Meet the Rising Stars of French Design at Maison&Objet

From color-rich ceramics to Land Art–inspired furniture, each designer delivers a fresh dose of French savoir faire.

Design enthusiasts are descending on Paris from January 17 to 21 for Maison&Objet, a key destination for discovering what’s next in home furnishings and accessories. The biannual showcase attracts more than 3,000 exhibitors to present their latest offerings across eight expansive halls at Parc des Expositions de Paris Nord Villepinte, and of its most anticipated  programs is its Rising Talent Awards, which spotlights promising young designers from one particular country for each edition.

To commemorate its 25th anniversary, the fair is looking inward by surveying emerging talents from its home country of France. “Few countries boast such a rich heritage in the fields of decorative arts and design,” says Philippe Brocart, managing director of SAFI, Maison&Objet’s parent company. “That tradition is now being extended by an exciting new generation that’s pushing the boundaries of their craft.” 

To select this year’s rising talents, the fair tapped a jury that consists of designer Pierre Charpin, Fondation Lafayette Anticipations president Guillaume Houzé, Galerie Kreo co-founder Didier Krzentowski, Ecole Camondo director René-Jacques Mayer, Ateliers de Paris director and art historian Françoise Seince, and interior designer Pierre Yovanovitch.

Mayer cites two trends that are shaping the emerging design sphere in France. “Designers are developing stronger links with craftsmanship, distinguishing themselves less with industrial products than with objects produced in limited quantities using traditional savoir faire,” he says. “Secondly, they’re no longer interested in simply designing a chair, but developing products that are much more societal—their overriding aim is to solve problems.” Below, a guide to the award recipients, who exemplify those points.

Adrien Garcia

A self-described “wild and sociable man,” Adrien Garcia splits his time between Paris and a dilapidated 17th-century castle near Nantes. “I need its empty, rundown spaces,” he says, referring to an oak bench based on a 15th-century model he discovered in its chapel.

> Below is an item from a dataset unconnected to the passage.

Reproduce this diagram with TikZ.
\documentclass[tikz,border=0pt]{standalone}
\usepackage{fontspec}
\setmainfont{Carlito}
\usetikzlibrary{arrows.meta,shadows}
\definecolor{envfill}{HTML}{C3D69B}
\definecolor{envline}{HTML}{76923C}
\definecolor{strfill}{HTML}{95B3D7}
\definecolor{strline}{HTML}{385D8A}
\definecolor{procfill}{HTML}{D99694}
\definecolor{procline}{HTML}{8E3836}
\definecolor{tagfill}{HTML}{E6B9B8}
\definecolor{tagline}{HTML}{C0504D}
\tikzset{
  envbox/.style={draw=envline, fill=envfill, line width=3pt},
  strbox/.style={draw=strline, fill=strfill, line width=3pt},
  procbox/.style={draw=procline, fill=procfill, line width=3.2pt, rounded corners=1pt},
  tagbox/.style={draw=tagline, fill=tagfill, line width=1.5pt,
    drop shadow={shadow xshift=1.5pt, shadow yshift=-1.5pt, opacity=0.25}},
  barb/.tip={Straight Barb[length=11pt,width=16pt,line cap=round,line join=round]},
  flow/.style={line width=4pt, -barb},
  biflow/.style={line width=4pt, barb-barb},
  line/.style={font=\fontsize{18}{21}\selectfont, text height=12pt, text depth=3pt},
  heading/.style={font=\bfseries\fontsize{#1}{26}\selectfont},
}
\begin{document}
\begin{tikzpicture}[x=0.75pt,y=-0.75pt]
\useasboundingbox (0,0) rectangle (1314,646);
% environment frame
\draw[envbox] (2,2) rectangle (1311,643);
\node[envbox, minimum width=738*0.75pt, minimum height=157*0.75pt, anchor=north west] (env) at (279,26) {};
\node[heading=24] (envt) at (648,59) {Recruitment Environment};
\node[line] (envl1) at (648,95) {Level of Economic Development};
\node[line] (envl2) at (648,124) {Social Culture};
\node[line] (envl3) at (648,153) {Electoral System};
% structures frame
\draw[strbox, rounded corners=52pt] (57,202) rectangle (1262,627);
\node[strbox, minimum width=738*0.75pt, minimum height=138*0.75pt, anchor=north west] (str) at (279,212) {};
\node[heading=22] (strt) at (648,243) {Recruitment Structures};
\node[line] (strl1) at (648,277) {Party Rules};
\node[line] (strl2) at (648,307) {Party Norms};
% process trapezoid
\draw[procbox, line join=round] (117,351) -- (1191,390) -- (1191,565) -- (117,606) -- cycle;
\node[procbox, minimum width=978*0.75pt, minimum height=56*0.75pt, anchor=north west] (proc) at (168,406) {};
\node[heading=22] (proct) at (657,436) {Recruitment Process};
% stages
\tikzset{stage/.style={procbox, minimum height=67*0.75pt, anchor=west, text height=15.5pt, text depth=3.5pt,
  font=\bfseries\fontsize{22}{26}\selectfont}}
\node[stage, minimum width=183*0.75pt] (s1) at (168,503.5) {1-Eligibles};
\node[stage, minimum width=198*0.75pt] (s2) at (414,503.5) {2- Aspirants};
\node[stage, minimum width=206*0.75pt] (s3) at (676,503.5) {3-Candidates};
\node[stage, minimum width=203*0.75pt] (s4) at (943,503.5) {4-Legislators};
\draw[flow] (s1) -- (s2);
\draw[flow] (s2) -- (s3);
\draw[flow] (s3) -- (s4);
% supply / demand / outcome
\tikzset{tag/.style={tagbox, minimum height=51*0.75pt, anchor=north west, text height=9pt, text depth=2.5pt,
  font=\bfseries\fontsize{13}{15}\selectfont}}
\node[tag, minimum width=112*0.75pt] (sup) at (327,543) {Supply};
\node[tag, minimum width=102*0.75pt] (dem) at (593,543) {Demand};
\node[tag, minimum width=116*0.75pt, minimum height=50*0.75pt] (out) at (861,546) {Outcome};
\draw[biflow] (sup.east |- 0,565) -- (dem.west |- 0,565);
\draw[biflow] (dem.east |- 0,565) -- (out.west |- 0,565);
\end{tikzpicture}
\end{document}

He’s currently developing his first full-blown furniture collection in an austere sculptural style partially inspired by land artists like Andy Goldsworthy.

Julie Richoz

“I like the idea of repetition, but with subtle variations,” says Julie Richoz, a Franco-Swiss product designer whose recent collaborators include Alessi, Louis Poulsen, and Tectona and who has lately been focusing on textiles and colored glass. She recently completed a series of  round, elongated vases during a residency at CIRVA in Marseille. Krzentowski describes her work as “poetic, functional, and delicate—she assembles images and uses a wealth of references to create something new.”

Laureline Galliot

“I want to turn on its head the paradigm that color is only a finishing touch,” says Laureline Galliot, who trained as both a dancer and textile colorist at ENSCI-Les Ateliers in Paris. She approaches color through unconventional methods, like drawing with cartoon animation software that runs on VR headsets. Mining Fauvism and German Expressionism, her latest products are gestural and pictorial—they include a polychromatic series of ceramics and a personality-rich rug that layers a power-clash of bold, saturated brushstrokes.

Mathieu Peyroulet Ghilini

The pieces created by Mathieu Peyroulet Ghilini appear wildly different from one another, but are united by one overarching theme: his love of investigating form. His work, which ranges from trestle tables to elephant-shaped mirrors, has landed at the Centre Pompidou and Galerie Kreo, and “doesn’t advance on paths that are marked out,” says Pierre Charpin. “His curiosity leads him to be detached from the predominant trends of the moment.”

Natacha & Sacha

Natacha Poutoux met Sacha Hourcade at ENSCI-Les Ateliers, where they collaborated on a project that reimagines the traditional workstation. After stints working for India Mahdavi and the Bouroullec Brothers, they established their own studio to focus on household electronics, objects whose design are often left in the hands of engineers. To wit: a part-glass air humidifier resembles a sculptural vase, and a portable ceramic hard drive also offers natural convection heating. “We want to bring design to fields where it’s not necessarily expected,” Poutoux says.

Wendy Andreu

“I like the weight, texture, and smell of things,” says Wendy Andreu, an alum of Design Academy Eindhoven who first made headlines with Regen, a series of objects fashioned from a waterproof fabric she developed. Since then, Andreu has masterminded furniture whose form and texture meticulously mirrors how it’s made. “I don’t aim to hide defects or polish things,” she says. It’s a winning approach—she counts Rick Owens and Faye Toogood among her clients, and recently joined prestigious Milanese design gallery Nilufar. Her latest products run the gamut from an eight-legged patinated steel stool to a series of aluminum bookshelves designed in collaboration with Bram Vanderbeke.